PM-MIND.COM

 

 

 

 

 

 

 

 

Understanding the Triple Constraints

 

Much has been said about the triple constraints.

 

What are they? What is included and why?

 

This article addresses the basic triple constraints. We intended to give beginning Project Managers and future exam takers some background into the “what and why” it is included in the basic exam material.

 

The Exam

 

The first thing that one should ask themselves in studying for a project management certification exam is “is this critical”? Could one assume that because the triple constraints are not well defined in the official body of knowledge, might you only need to know that they exist? Could this be one of those subjects that fall into the mile wide and inch deep category for your certification?

 

If you are still reading, then you must have concluded that you urgently need to understand triple constraints.

 

Often you will hear about the time, cost and scope. It is the author opinion that this is the true triple constraints. You may hear that Quality and Risk may be other constraints.

 

The Classic Three

 

Lets talk about the first three, Scope, Time and Cost. If you increase scope, it seems pretty clear that the time and/or cost will increase. If you increase cost, you may be able to decrease time. And decreasing scope will most likely decrease cost/time. While we can cite lots of examples to the counter, this is generally true on most projects.

 

Quality

 

Now let us look at quality. Many people confuse quality with grade. To help define the difference, I use the example of a new car. Take a 1960 Mercedes and compare to a 1960 VW bug.

 

Which has higher quality?

 

Most people will pick the Mercedes. But if I said, take that car, drive it on the beach to a bonfire, and have a 19 year old college student maintain the car, you would find an unhappy customer with a broken car.
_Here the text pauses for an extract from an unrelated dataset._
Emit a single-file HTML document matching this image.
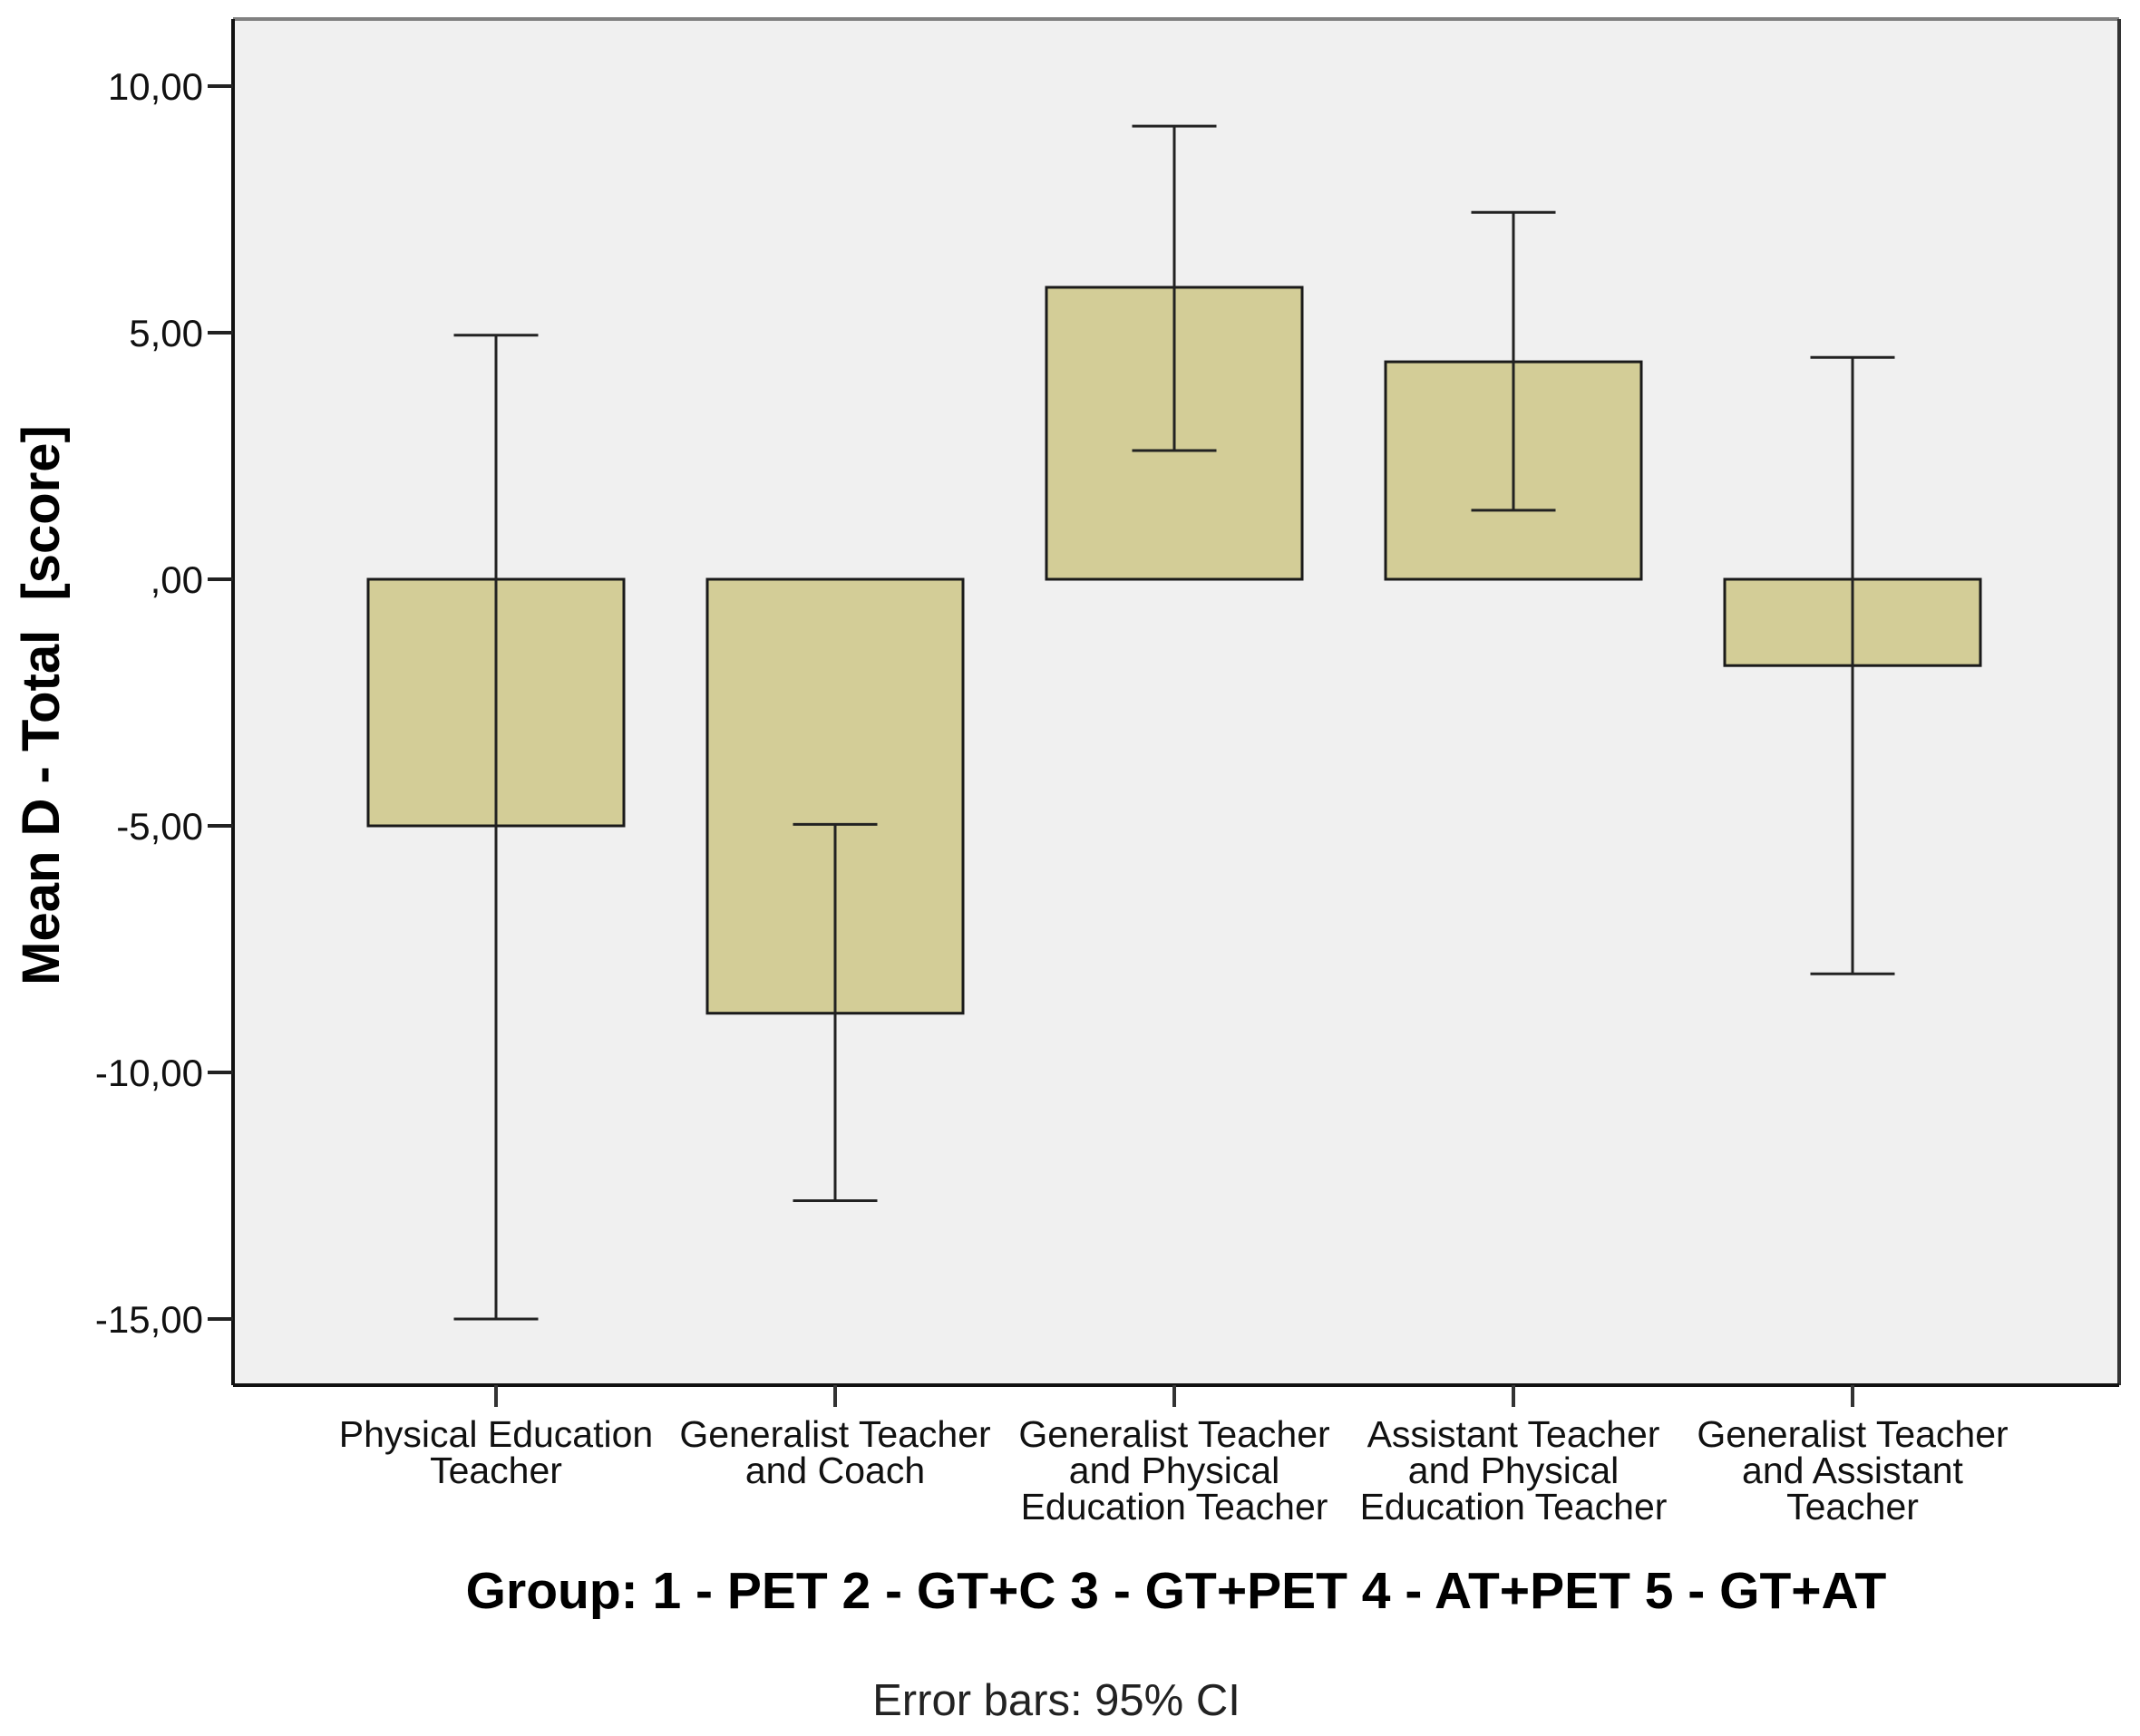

In this case, the features of the car didn’t match the customer’s needs.

 

Swap the example and take the VW to the opera and you end up with an unhappy customer as well.

 

So, modern quality is often defined as “meeting the stated or implied needs”. In the above case, you find that the implied need of the differing customers resulted in two different grades, not different quality. Both cars have high quality for their customers, but different grades.

 

Trading Quality

 

So, let us apply this it a project and see if we can trade quality for scope, cost and time. Use the project of creating a heart pacemaker. Can you sacrifice the customer’s expectation (stated or implied needs) and still be ethical?

 

You could change the scope and or requirements of the pace maker, but if you fail to meet the expectations of the customers, your customers would die.

 

If you reduce the battery life of the pacemaker and disclosed in on the spec sheet, you are managing scope. If you do not meet the requirements and fail to disclose it, it is considered fraud.

 

So managing the expectations of the customer is managing the scope of the project, not the quality. Ultimately the PM should deliver a product or service that meets expectations or change the expectations.

 

Risk

 

Now let us look at risk. The other often quoted triple constraint. In modern risk theory, the risk and cost is closely tied together. The interesting thing is that it is not linear. High risk results in a low initial cost, but if the risk is realized, the project costs can be high. Low risk typically means increasing cost at the start of the project, with the expectation that the cost will not increase as much over the life of the project.

 

Summary

 

So, cost/time/scope relates in a see-saw fashion, where one goes up and the other goes down in a related fashion. Sacrificing quality is unethical (because if you disclosed the change in expectations, you would be changing scope) and risk is like a swing, where you are trying to find the optimal point. Too conservative, costs increase. To aggressive, costs increase.

 

I hope this is helpful in understanding the relationship between Scope, Time, Cost, Quality and Risk. It is up to you to see make your judgment of the true meaning of triple constraints.

 

The true understanding of the triple constraint and its value is in managing projects. If you find that you are trading quality and risk, keeping scope, cost and time constant, then you have defined your grade of project management.